I used three 1.2 litre capacity jars (plus a cheeky old pickle jar) for this recipe. Three small jars at easier to handle and store (and share) than one large jar.

Sterilise jars in the dishwasher and be careful when removing the jars from the dishwasher and handling them not to touch the inside of the jars to keep them sterile. You must make sure everything is scrupulously clean; utensils, chopping boards, hands and so on. Any dirt, soap or grease may inhibit the fermentation process.

Very important!!! You will need to monitor the jars carefully, certainly over the first few weeks, as the fermentation continues, gas (carbon dioxide) will be produced by the fermentation process so you will need to release the jars frequently (quite how often varies).

In teh first few days you can seal the jars and release regularly (but you have to ensure you release the fermentation gas frequently). Otherwise you can use cloth, coffee filters etc. to keep out dust, flies, etc. and allow fermentation to continue without the possibility of exploding jars!!!

Once you store the jars in the fridge, make a judgement based on how much gas your kimchi is producing. The last thing you want is an exploding kimchi jar!!!

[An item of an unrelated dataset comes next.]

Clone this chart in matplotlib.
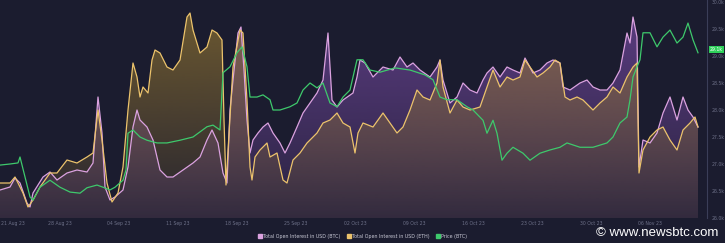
import numpy as np
import matplotlib
matplotlib.use("Agg")
import matplotlib.pyplot as plt
from matplotlib.colors import to_rgb
from matplotlib.lines import Line2D

# time axis (chart units, weekly ticks)
tick_pos = [1, 60, 119, 178, 237, 296, 355, 414, 473, 532, 591, 650, 709]
tick_labels = ["21 Aug 23", "28 Aug 23", "04 Sep 23", "11 Sep 23", "18 Sep 23",
               "25 Sep 23", "02 Oct 23", "09 Oct 23", "16 Oct 23", "23 Oct 23",
               "30 Oct 23", "06 Nov 23", "13 Nov 23"]

# total open interest BTC (relative units)
t_btc = [0, 10, 15, 20, 27, 30, 33, 43, 50, 57, 67, 77, 87, 93, 98, 102, 105, 110, 115, 123,
         128, 133, 137, 140, 147, 153, 160, 167, 173, 183, 193, 200, 207, 212, 218, 223, 227, 230, 233, 238,
         241, 244, 247, 250, 253, 258, 263, 268, 273, 280, 285, 290, 297, 303, 310, 317, 323, 328, 332, 337,
         343, 353, 357, 360, 365, 373, 383, 393, 400, 407, 413, 420, 430, 437, 440, 443, 450, 457, 463, 470,
         477, 483, 487, 493, 500, 507, 513, 520, 525, 533, 540, 547, 553, 560, 563, 570, 580, 587, 593, 600,
         607, 613, 620, 627, 630, 633, 637, 639, 643, 650, 657, 663, 670, 677, 683, 688, 693, 698]
oi_btc = [25, 28, 37, 32, 12, 8, 22, 38, 43, 35, 42, 45, 43, 52, 118, 82, 28, 15, 18, 25,
          48, 88, 105, 95, 88, 75, 45, 38, 38, 45, 52, 58, 75, 85, 72, 42, 32, 105, 135, 182,
          188, 145, 95, 62, 75, 82, 88, 92, 82, 72, 62, 72, 88, 102, 112, 122, 135, 182, 115, 108,
          115, 122, 138, 155, 152, 138, 148, 145, 158, 148, 152, 145, 138, 148, 155, 135, 112, 118, 132, 125,
          122, 135, 142, 148, 138, 148, 145, 142, 157, 142, 145, 152, 155, 152, 128, 125, 132, 135, 128, 125,
          125, 132, 145, 182, 172, 198, 178, 48, 75, 72, 82, 102, 118, 95, 118, 105, 98, 88]

# total open interest ETH (relative units)
t_eth = [0, 10, 15, 23, 28, 33, 40, 50, 57, 67, 77, 87, 93, 98, 102, 107, 112, 118, 123, 128,
         133, 137, 140, 143, 148, 152, 155, 160, 167, 173, 180, 187, 190, 193, 200, 207, 212, 217, 222, 224,
         226, 230, 233, 240, 243, 247, 250, 252, 255, 260, 267, 270, 277, 283, 287, 293, 300, 307, 317, 323,
         330, 337, 343, 350, 355, 358, 363, 373, 383, 390, 397, 403, 410, 417, 423, 430, 437, 440, 443, 450,
         457, 463, 470, 480, 487, 493, 500, 507, 513, 520, 525, 530, 537, 543, 550, 555, 560, 565, 570, 577,
         583, 593, 600, 607, 613, 620, 627, 633, 637, 639, 643, 650, 657, 663, 670, 677, 683, 690, 695, 698]
oi_eth = [32, 32, 38, 22, 8, 15, 28, 42, 42, 55, 52, 58, 62, 105, 75, 32, 13, 22, 48, 105,
          152, 138, 118, 128, 122, 155, 165, 162, 148, 145, 155, 198, 202, 185, 162, 168, 185, 182, 175, 95,
          30, 98, 148, 185, 182, 115, 48, 35, 58, 65, 72, 58, 62, 35, 32, 55, 62, 72, 82, 92,
          95, 102, 92, 88, 62, 82, 92, 88, 102, 92, 82, 88, 105, 125, 118, 115, 132, 155, 128, 102,
          115, 108, 105, 108, 128, 145, 128, 138, 135, 138, 155, 148, 138, 142, 148, 155, 152, 118, 115, 118,
          115, 105, 112, 118, 128, 122, 138, 148, 152, 42, 65, 78, 85, 88, 75, 65, 85, 92, 98, 88]

# BTC price (thousand USD)
t_price = [0, 10, 18, 20, 25, 30, 33, 40, 50, 60, 70, 80, 87, 97, 103, 110, 115, 123, 126, 128,
           133, 140, 147, 157, 167, 180, 193, 207, 213, 220, 223, 230, 237, 242, 247, 250, 257, 263, 270, 273,
           280, 290, 297, 303, 310, 317, 323, 330, 337, 343, 350, 357, 363, 370, 380, 395, 410, 425, 433, 440,
           447, 457, 467, 473, 483, 487, 490, 493, 497, 502, 507, 513, 523, 530, 540, 550, 560, 567, 580, 593,
           607, 613, 620, 627, 630, 633, 637, 640, 643, 650, 657, 663, 670, 677, 683, 688, 693, 698]
price_btc = [26.98, 27.00, 27.02, 27.13, 26.76, 26.39, 26.33, 26.57, 26.70, 26.57,
             26.48, 26.46, 26.56, 26.61, 26.57, 26.52, 26.57, 26.70, 26.89, 27.57,
             27.63, 27.50, 27.44, 27.39, 27.39, 27.44, 27.50, 27.69, 27.72, 27.63,
             28.69, 28.80, 29.06, 29.17, 28.80, 28.24, 28.24, 28.28, 28.19, 28.00,
             28.00, 28.06, 28.13, 28.37, 28.50, 28.41, 28.50, 28.13, 28.06, 28.24,
             28.37, 28.93, 28.93, 28.74, 28.70, 28.78, 28.74, 28.65, 28.56, 28.24,
             28.19, 28.19, 28.06, 28.00, 27.81, 27.57, 27.69, 27.81, 27.57, 27.07,
             27.20, 27.31, 27.20, 27.07, 27.20, 27.26, 27.31, 27.39, 27.31, 27.31,
             27.39, 27.50, 27.76, 27.87, 28.19, 28.61, 28.80, 28.93, 29.43, 29.43,
             29.17, 29.35, 29.48, 29.24, 29.35, 29.61, 29.30, 29.06]
price_ticks = [26.0, 26.5, 27.0, 27.5, 28.0, 28.5, 29.0, 29.5, 30.0]

bg = "#1b1c2f"
grid_txt = "#6d7088"
c_btc, c_eth, c_price = "#dba2e0", "#ecc36c", "#3ec96c"

fig = plt.figure(figsize=(7.25, 2.43), dpi=100, facecolor=bg)
ax = fig.add_axes([0, 25 / 243, 707 / 725, 218 / 243])
ax.set_facecolor(bg)
OI_LIM = (-3, 215)
X_LIM = (0, 707)


def gradient_fill(x, y, color, a_top, a_bot, z):
    # area under a series, colour fading toward the bottom of the axes
    poly = ax.fill_between(x, OI_LIM[0], y, facecolor="none", edgecolor="none")
    r, g, b = to_rgb(color)
    grad = np.zeros((200, 1, 4))
    grad[..., 0], grad[..., 1], grad[..., 2] = r, g, b
    grad[..., 3] = np.linspace(a_top, a_bot, 200)[:, None]
    im = ax.imshow(grad, aspect="auto", extent=[X_LIM[0], X_LIM[1], OI_LIM[0], OI_LIM[1]],
                   origin="upper", zorder=z, interpolation="bilinear")
    im.set_clip_path(poly.get_paths()[0], ax.transData)


gradient_fill(t_btc, oi_btc, "#8c55be", 0.6, 0.12, 1)
gradient_fill(t_eth, oi_eth, "#967832", 0.7, 0.10, 2)

ax.plot(t_btc, oi_btc, color=c_btc, lw=0.9, zorder=3)
ax.plot(t_eth, oi_eth, color=c_eth, lw=0.9, zorder=4)
ax.set_xlim(*X_LIM)
ax.set_ylim(*OI_LIM)
ax.set_yticks([])
for s in ax.spines.values():
    s.set_visible(False)
ax.set_xticks(tick_pos)
ax.set_xticklabels(tick_labels)
ax.tick_params(axis="x", length=0, pad=2.0, labelsize=3.3, labelcolor=grid_txt)
ax.get_xticklabels()[0].set_ha("left")

# price on right axis
ax2 = ax.twinx()
ax2.plot(t_price, price_btc, color=c_price, lw=0.9, zorder=5)
ax2.set_ylim(26.0, 26.0 + 218 / 54)
ax2.set_xlim(*X_LIM)
ax2.set_yticks(price_ticks)
ax2.set_yticklabels([f"{v:.1f}k" for v in price_ticks])
ax2.tick_params(axis="y", length=0, pad=3, labelsize=3.3, labelcolor=grid_txt)
for name, s in ax2.spines.items():
    s.set_visible(name == "right")
ax2.spines["right"].set_color("#3b3e58")
ax2.spines["right"].set_linewidth(0.8)
ax2.text(1.004, 29.12, f"{price_btc[-1]:.1f}k", transform=ax2.get_yaxis_transform(),
         fontsize=3.3, color="white", ha="left", va="center", zorder=10, clip_on=False,
         bbox=dict(boxstyle="square,pad=0.25", fc="#2ed15a", ec="none"))

handles = [Line2D([], [], ls="none", marker="s", ms=2.2, color=c) for c in (c_btc, c_eth, c_price)]
fig.legend(handles, ["Total Open Interest in USD (BTC)", "Total Open Interest in USD (ETH)", "Price (BTC)"],
           loc="center", bbox_to_anchor=(0.5, 7 / 243), ncol=3, frameon=False, fontsize=3.4,
           labelcolor="#c9c9d6", handletextpad=0.2, columnspacing=1.5, handlelength=0.8)

fig.text(718 / 725, 10 / 243, "\u00a9 www.newsbtc.com", ha="right", va="center",
         fontsize=9.5, color="white", family="Liberation Sans")

fig.savefig("out.png", dpi=100, facecolor=bg)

Recipe – Gluten-Free, Vegan Kimchi

Difficulty easy
Serves makes approximately 4 litres of kimchi
Preparation time 3 hours (including standing time but not fermenting time)
Cooking time 0 minutes

Ingredients – Gluten-Free, Vegan Kimchi

2 large heads (~ 2.2 kilograms) of Chinese (napa) cabbage
200 grams sea salt flakes
30 grams glutinous rice flour
30 grams dried kelp (kombu) sheets
200 grams gochu garu (or to taste)
2 teaspoons dried red chilli flakes (or to taste)
0.5 tablespoon tamari (or other gluten-free soya sauce)* (leave out for soya free)
50 grams freshly grated ginger
1 daikon/ Korean radish (~400 grams) peeled and cut into 6 centimetre match sticks/ julienne
2 medium apples peeled, cored and cut into 6 centimetre match sticks/ julienne

Method – Gluten-Free, Vegan Kimchi

1. Once you have made sure everything is clean wash the Chinese cabbage and drain. Remove any wilted, damaged outer leaves from the cabbage and trim away any damaged parts. Trim off the very bottom of the cabbage, leaving enough of the root end intact to hold the cabbage together. Slice the cabbage lengthwise into quarters, Wash the cabbage to ensure any grit inside the cabbage is removed. Do not drain
2. In a very large non-reactive bowl place the water drenched cabbage pieces and any outer leaves that have come away. Arrange the cabbage in one layer with cut sides up. Sprinkle 125 grams of the sea salt over the cabbage and make sure it falls between the leaves. Dissolve the remaining 75 grams of sea salt into 250 millilitres lukewarm water, and sprinkle evenly over the cabbage
3. Let the cabbage sit for two to three hours. Every half an hour or so roll and move the cabbage to ensure even salting. The salt will draw water out of the cabbage and the liquid will eventually cover cabbage. After two to three hours the cabbage will be more limp but still have crunch
4. Rinse the cabbage well and set to drain on a colander. Throw away the salt water and clean the large bowl to reuse for the paste and stuffing the cabbage
5. In a small saucepan, dissolve the glutinous rice flour in 1.2 litres of water and add the kelp sheets. Bring the mixture to a boil, decrease the heat to a gentle simmer and cook for five minutes stirring constantly. The mixture will become a thin paste. After five minutes turn off the heat and let the mixture cool a little
6. In the large bowl add the gochu garu, chilli flakes, tamari and ginger. Remove the kelp sheets from the glutinous rice paste and pour over into the large bowl. Mix well. You will have a deep red paste. Add the daikon radish and apple and mix well
7. Wearing rubber gloves, take one quarter of cabbage at a time and starting with the outer leaves and working in, push and rub the stuffing between the leaves. Ensure each leaf is generously coated. Once you have coated all the leaves of all the cabbage mix again to make sure all the cabbage is well and evenly coated
8. Press the leaves of each quarter together and fold the tops over to create a bundle. Place the bundles into suitable sterilised jars with screw top or clip lids. Press down firmly on the bundles to pack well and remove any trapped air bubbles. Use any loose individual leaves to wipe up the remaining stuffing at the bottom and sides of the bowl. Spread the leaves to cover the to of the kimchi. Pack well. Add any remaining stuffing mixture to the jars on top of the kimchi and pack/ press well. The cabbage must be immersed in liquid. Add more salt water if needed. Leave at least three centimetres air space clear at the top of each jar
9. Cover the lids with breathable material (e.g. muslin and an elastic band) and allow to stand at room temperature (18-22 C) overnight. Let the kimchi stand at room temperature for two to three more days before transferring to the fridge to slow the fermentation
10. The kimchi will keep well, in the fridge, for over three months or usually quite a lot longer.